§ **WHAT YOU ARE ASKED TO DO**:
Report, word for word, every line of the material that contains "seaborn".

§ **AVAILABLE DATA**:

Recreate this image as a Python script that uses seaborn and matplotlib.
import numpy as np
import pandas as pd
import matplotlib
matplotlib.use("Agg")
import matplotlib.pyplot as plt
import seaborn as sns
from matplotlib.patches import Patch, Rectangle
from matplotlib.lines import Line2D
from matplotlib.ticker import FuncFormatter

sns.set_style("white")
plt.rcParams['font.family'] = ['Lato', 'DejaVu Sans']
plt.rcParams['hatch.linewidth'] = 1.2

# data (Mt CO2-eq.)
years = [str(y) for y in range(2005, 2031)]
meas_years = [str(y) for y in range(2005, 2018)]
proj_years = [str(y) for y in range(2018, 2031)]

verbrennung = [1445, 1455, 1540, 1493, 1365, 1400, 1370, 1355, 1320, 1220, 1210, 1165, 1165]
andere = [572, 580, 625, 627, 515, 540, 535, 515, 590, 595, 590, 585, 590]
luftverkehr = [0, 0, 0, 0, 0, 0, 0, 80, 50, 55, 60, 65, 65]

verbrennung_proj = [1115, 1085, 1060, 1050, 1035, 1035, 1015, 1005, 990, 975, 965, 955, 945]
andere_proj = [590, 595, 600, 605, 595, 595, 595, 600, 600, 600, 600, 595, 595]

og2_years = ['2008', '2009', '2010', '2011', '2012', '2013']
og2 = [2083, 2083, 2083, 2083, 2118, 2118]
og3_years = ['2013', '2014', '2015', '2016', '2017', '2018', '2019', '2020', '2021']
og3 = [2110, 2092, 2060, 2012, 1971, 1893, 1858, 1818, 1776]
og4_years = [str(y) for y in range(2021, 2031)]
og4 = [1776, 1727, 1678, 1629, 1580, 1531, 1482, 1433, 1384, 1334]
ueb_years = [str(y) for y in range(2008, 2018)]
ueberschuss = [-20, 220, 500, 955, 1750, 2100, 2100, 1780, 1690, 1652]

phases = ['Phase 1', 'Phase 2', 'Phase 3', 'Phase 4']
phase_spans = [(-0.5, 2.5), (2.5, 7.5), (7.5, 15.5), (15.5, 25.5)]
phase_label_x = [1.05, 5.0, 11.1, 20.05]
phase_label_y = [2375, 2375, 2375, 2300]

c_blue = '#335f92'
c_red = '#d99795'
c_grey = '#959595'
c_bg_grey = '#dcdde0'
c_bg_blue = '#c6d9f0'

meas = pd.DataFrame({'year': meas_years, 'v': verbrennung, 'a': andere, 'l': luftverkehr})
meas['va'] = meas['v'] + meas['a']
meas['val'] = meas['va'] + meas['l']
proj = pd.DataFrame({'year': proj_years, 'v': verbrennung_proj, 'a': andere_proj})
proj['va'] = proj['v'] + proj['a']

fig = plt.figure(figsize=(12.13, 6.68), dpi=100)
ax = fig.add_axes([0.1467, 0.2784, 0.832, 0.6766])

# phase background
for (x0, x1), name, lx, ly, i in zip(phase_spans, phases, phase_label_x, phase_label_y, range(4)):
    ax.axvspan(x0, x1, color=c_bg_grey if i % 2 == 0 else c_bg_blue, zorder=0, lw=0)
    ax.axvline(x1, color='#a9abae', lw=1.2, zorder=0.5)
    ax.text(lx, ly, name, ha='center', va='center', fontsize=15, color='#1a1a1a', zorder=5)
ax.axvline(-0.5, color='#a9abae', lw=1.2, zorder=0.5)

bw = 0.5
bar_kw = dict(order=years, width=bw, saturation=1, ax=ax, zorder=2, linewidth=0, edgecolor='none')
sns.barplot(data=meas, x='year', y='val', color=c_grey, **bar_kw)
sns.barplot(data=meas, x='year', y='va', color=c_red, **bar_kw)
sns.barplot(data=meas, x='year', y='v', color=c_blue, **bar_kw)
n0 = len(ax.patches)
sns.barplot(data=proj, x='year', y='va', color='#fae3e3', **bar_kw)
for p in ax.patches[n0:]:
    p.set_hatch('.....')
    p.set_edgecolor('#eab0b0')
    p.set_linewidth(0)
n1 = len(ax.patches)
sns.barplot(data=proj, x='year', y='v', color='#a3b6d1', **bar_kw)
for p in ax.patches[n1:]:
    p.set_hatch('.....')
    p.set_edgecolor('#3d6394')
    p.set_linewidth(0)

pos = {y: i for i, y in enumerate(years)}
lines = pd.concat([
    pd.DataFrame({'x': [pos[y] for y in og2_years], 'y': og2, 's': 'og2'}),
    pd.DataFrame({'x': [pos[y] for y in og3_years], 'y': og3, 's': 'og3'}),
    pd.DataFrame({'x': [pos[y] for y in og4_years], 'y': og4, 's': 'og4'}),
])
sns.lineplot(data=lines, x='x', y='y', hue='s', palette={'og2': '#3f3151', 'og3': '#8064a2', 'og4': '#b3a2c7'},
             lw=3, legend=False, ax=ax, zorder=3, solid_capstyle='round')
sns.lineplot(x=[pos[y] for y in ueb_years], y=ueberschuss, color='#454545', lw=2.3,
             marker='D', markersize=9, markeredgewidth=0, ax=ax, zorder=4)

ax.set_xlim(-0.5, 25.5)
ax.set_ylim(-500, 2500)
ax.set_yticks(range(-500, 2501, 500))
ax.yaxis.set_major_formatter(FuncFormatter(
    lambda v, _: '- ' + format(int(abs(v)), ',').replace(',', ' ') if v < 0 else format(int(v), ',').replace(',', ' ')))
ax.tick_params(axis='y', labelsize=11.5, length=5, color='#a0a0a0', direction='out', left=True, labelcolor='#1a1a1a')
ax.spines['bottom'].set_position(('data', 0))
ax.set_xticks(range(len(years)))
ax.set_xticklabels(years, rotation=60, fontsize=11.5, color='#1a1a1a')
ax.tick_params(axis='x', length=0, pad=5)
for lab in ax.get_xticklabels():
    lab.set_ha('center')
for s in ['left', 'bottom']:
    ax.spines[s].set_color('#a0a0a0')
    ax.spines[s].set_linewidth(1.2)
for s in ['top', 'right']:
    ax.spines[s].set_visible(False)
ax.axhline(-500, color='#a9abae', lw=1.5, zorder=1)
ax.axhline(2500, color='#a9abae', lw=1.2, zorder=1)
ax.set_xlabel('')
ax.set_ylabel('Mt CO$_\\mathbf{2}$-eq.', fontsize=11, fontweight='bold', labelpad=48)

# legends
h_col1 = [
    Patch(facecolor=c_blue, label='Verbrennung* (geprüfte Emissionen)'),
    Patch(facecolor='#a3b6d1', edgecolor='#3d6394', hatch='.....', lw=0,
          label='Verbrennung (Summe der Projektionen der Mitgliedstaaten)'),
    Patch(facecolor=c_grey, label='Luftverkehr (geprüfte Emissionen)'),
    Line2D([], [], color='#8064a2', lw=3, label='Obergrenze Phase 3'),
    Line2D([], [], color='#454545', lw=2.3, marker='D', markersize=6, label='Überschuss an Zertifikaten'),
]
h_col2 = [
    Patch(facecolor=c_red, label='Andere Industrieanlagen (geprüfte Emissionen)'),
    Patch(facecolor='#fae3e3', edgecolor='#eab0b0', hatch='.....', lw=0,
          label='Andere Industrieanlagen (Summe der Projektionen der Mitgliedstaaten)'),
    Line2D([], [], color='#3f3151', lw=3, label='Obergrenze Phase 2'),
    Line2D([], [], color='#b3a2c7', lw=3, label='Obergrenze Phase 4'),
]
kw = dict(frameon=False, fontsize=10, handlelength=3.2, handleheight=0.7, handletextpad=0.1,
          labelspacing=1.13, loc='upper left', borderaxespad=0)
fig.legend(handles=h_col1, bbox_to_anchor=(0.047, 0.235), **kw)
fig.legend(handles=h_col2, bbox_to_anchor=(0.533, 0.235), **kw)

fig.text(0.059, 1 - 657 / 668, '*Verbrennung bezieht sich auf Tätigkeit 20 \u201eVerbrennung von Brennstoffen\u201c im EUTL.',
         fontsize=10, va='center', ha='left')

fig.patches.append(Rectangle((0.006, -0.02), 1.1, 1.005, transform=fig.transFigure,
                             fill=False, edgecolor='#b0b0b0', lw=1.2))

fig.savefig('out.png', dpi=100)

§ **RESULT OF THE EXERCISE**:
Recreate this image as a Python script that uses seaborn and matplotlib.
import seaborn as sns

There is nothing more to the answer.